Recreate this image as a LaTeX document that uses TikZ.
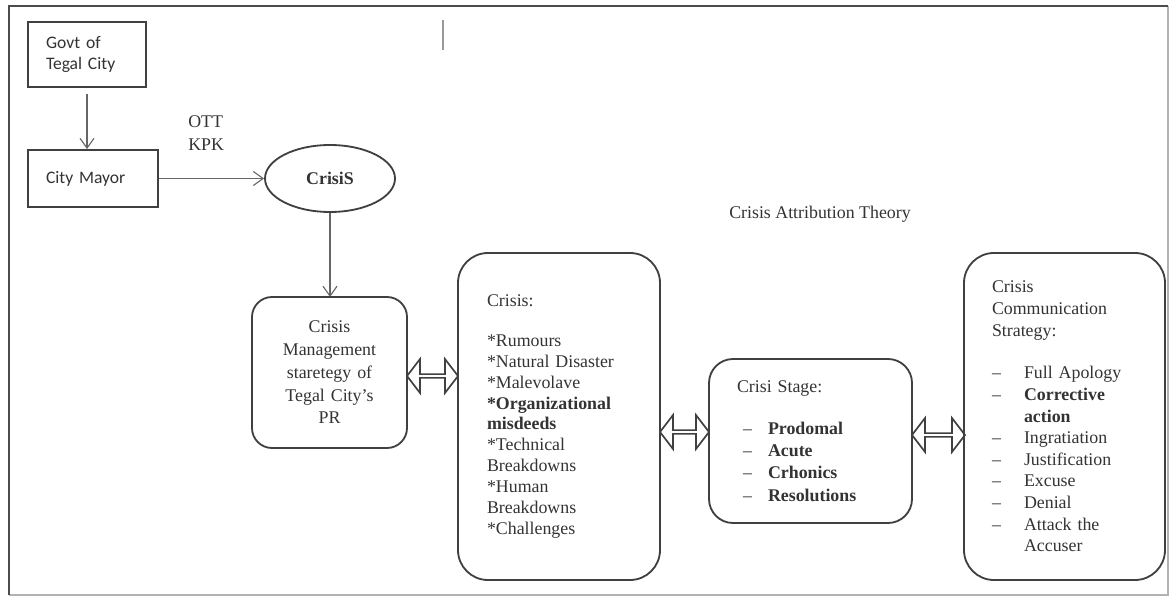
\documentclass[tikz,border=0pt]{standalone}
\usepackage{fontspec}
\setmainfont{Liberation Serif}
\newfontfamily\calibri{Carlito}
\usetikzlibrary{arrows.meta,shapes.geometric,shapes.arrows}

\newcommand{\dashitem}[2][0.8cm]{\makebox[#1][l]{--}#2}

\tikzset{
  plainbox/.style={draw=black!75, line width=1.3pt, align=left, inner xsep=0.45cm,
    font=\calibri\fontsize{12.5}{15.6}\selectfont, text=black!80},
  roundbox/.style={draw=black!75, line width=1.3pt, rounded corners=#1, align=left,
    text=black!80},
  dblarrow/.style={double arrow, draw=black!75, line width=1.2pt, inner sep=0pt,
    minimum width=0.85cm, double arrow head extend=0.17cm, double arrow tip angle=105},
  conn/.style={-{Straight Barb[length=7pt,width=10pt]}, draw=black!60, line width=0.8pt},
}

\begin{document}
\begin{tikzpicture}[font=\fontsize{12.7}{15}\selectfont]
  \useasboundingbox (0,0) rectangle (29.325,-14.925);
  % frame of the page
  \draw[black!30, line width=1pt] (0.225,-14.875) -- (29.2,-14.875) -- (29.2,-0.15);
  \draw[black!70, line width=1.5pt] (0.225,-14.875) -- (0.225,-0.15) -- (29.2,-0.15);
  \draw[black!40, line width=0.8pt] (11.075,-0.5) -- (11.075,-1.25);

  % top left chain
  \node[plainbox, text width=2.05cm, minimum height=1.625cm] (govt) at (2.175,-1.3625) {Govt of\\Tegal City};
  \node[plainbox, text width=2.35cm, minimum height=1.425cm] (mayor) at (2.325,-4.4625) {City Mayor};
  \node[ellipse, draw=black!75, line width=1.3pt, minimum width=3.25cm, minimum height=1.675cm,
    font=\fontsize{12.7}{15}\selectfont\bfseries, text=black!80] (crisis) at (8.25,-4.4625) {CrisiS};
  \node[anchor=west, align=left, inner sep=0pt, text=black!80,
    font=\fontsize{12.7}{16.3}\selectfont] (ott) at (4.7,-3.3375) {OTT\\KPK};

  \draw[conn, shorten <=0.15cm] (govt.south) -- (govt.south |- mayor.north);
  \draw[conn] (mayor.east) -- (crisis.west);
  \draw[conn] (crisis.south) -- (8.25,-7.425);

  % theory boxes
  \node[roundbox=0.5cm, align=center, text width=3.475cm, inner xsep=0.2cm,
    minimum height=3.775cm, font=\fontsize{12.7}{16.2}\selectfont] (cms) at (8.2375,-9.3125)
    {Crisis\\Management\\staretegy of\\Tegal City's\\PR};
  \node[roundbox=0.75cm, text width=3.6cm, inner xsep=0.725cm, minimum height=8.175cm,
    font=\fontsize{12.7}{14.8}\selectfont] (crs) at (13.975,-10.4125)
    {Crisis:\\[13.5pt]{*}Rumours\\{*}Natural Disaster\\{*}Malevolave\\\textbf{*Organizational}\\\textbf{misdeeds}\\{*}Technical\\Breakdowns\\{*}Human\\Breakdowns\\{*}Challenges};
  \node[roundbox=0.6cm, text width=3.675cm, inner xsep=0.7cm, minimum height=4.1cm,
    font=\fontsize{12.7}{15.8}\selectfont] (stage) at (20.2625,-11.025)
    {Crisi Stage:\\[14pt]
     \hspace*{0.15cm}\dashitem[0.625cm]{\textbf{Prodomal}}\\
     \hspace*{0.15cm}\dashitem[0.625cm]{\textbf{Acute}}\\
     \hspace*{0.15cm}\dashitem[0.625cm]{\textbf{Crhonics}}\\
     \hspace*{0.15cm}\dashitem[0.625cm]{\textbf{Resolutions}}};
  \node[roundbox=0.75cm, text width=3.625cm, inner xsep=0.7cm, minimum height=8.175cm,
    font=\fontsize{12.7}{15.4}\selectfont] (ccs) at (26.6125,-10.4125)
    {Crisis\\Communication\\Strategy:\\[15pt]
     \dashitem{Full Apology}\\
     \dashitem{\textbf{Corrective}}\\
     \hspace*{0.8cm}\textbf{action}\\
     \dashitem{Ingratiation}\\
     \dashitem{Justification}\\
     \dashitem{Excuse}\\
     \dashitem{Denial}\\
     \dashitem{Attack the}\\
     \hspace*{0.8cm}Accuser};

  \node[text=black!80] (theory) at (20.5,-5.35) {Crisis Attribution Theory};

  % two-way arrows between the boxes
  \node[dblarrow, minimum height=1.275cm] (a1) at (10.8125,-9.4) {};
  \node[dblarrow, minimum height=1.225cm] (a2) at (17.1125,-10.8) {};
  \node[dblarrow, minimum height=1.325cm] (a3) at (23.4625,-10.875) {};
\end{tikzpicture}
\end{document}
= = =
Extract the lines exactly, please: the first line of the listing, the line with "(crisis.south) -- (8.25,-7.425);", and every line between them, but no pictures.

■ **The completed task**
Recreate this image as a LaTeX document that uses TikZ.
\documentclass[tikz,border=0pt]{standalone}
\usepackage{fontspec}
\setmainfont{Liberation Serif}
\newfontfamily\calibri{Carlito}
\usetikzlibrary{arrows.meta,shapes.geometric,shapes.arrows}

\newcommand{\dashitem}[2][0.8cm]{\makebox[#1][l]{--}#2}

\tikzset{
  plainbox/.style={draw=black!75, line width=1.3pt, align=left, inner xsep=0.45cm,
    font=\calibri\fontsize{12.5}{15.6}\selectfont, text=black!80},
  roundbox/.style={draw=black!75, line width=1.3pt, rounded corners=#1, align=left,
    text=black!80},
  dblarrow/.style={double arrow, draw=black!75, line width=1.2pt, inner sep=0pt,
    minimum width=0.85cm, double arrow head extend=0.17cm, double arrow tip angle=105},
  conn/.style={-{Straight Barb[length=7pt,width=10pt]}, draw=black!60, line width=0.8pt},
}

\begin{document}
\begin{tikzpicture}[font=\fontsize{12.7}{15}\selectfont]
  \useasboundingbox (0,0) rectangle (29.325,-14.925);
  % frame of the page
  \draw[black!30, line width=1pt] (0.225,-14.875) -- (29.2,-14.875) -- (29.2,-0.15);
  \draw[black!70, line width=1.5pt] (0.225,-14.875) -- (0.225,-0.15) -- (29.2,-0.15);
  \draw[black!40, line width=0.8pt] (11.075,-0.5) -- (11.075,-1.25);

  % top left chain
  \node[plainbox, text width=2.05cm, minimum height=1.625cm] (govt) at (2.175,-1.3625) {Govt of\\Tegal City};
  \node[plainbox, text width=2.35cm, minimum height=1.425cm] (mayor) at (2.325,-4.4625) {City Mayor};
  \node[ellipse, draw=black!75, line width=1.3pt, minimum width=3.25cm, minimum height=1.675cm,
    font=\fontsize{12.7}{15}\selectfont\bfseries, text=black!80] (crisis) at (8.25,-4.4625) {CrisiS};
  \node[anchor=west, align=left, inner sep=0pt, text=black!80,
    font=\fontsize{12.7}{16.3}\selectfont] (ott) at (4.7,-3.3375) {OTT\\KPK};

  \draw[conn, shorten <=0.15cm] (govt.south) -- (govt.south |- mayor.north);
  \draw[conn] (mayor.east) -- (crisis.west);
  \draw[conn] (crisis.south) -- (8.25,-7.425);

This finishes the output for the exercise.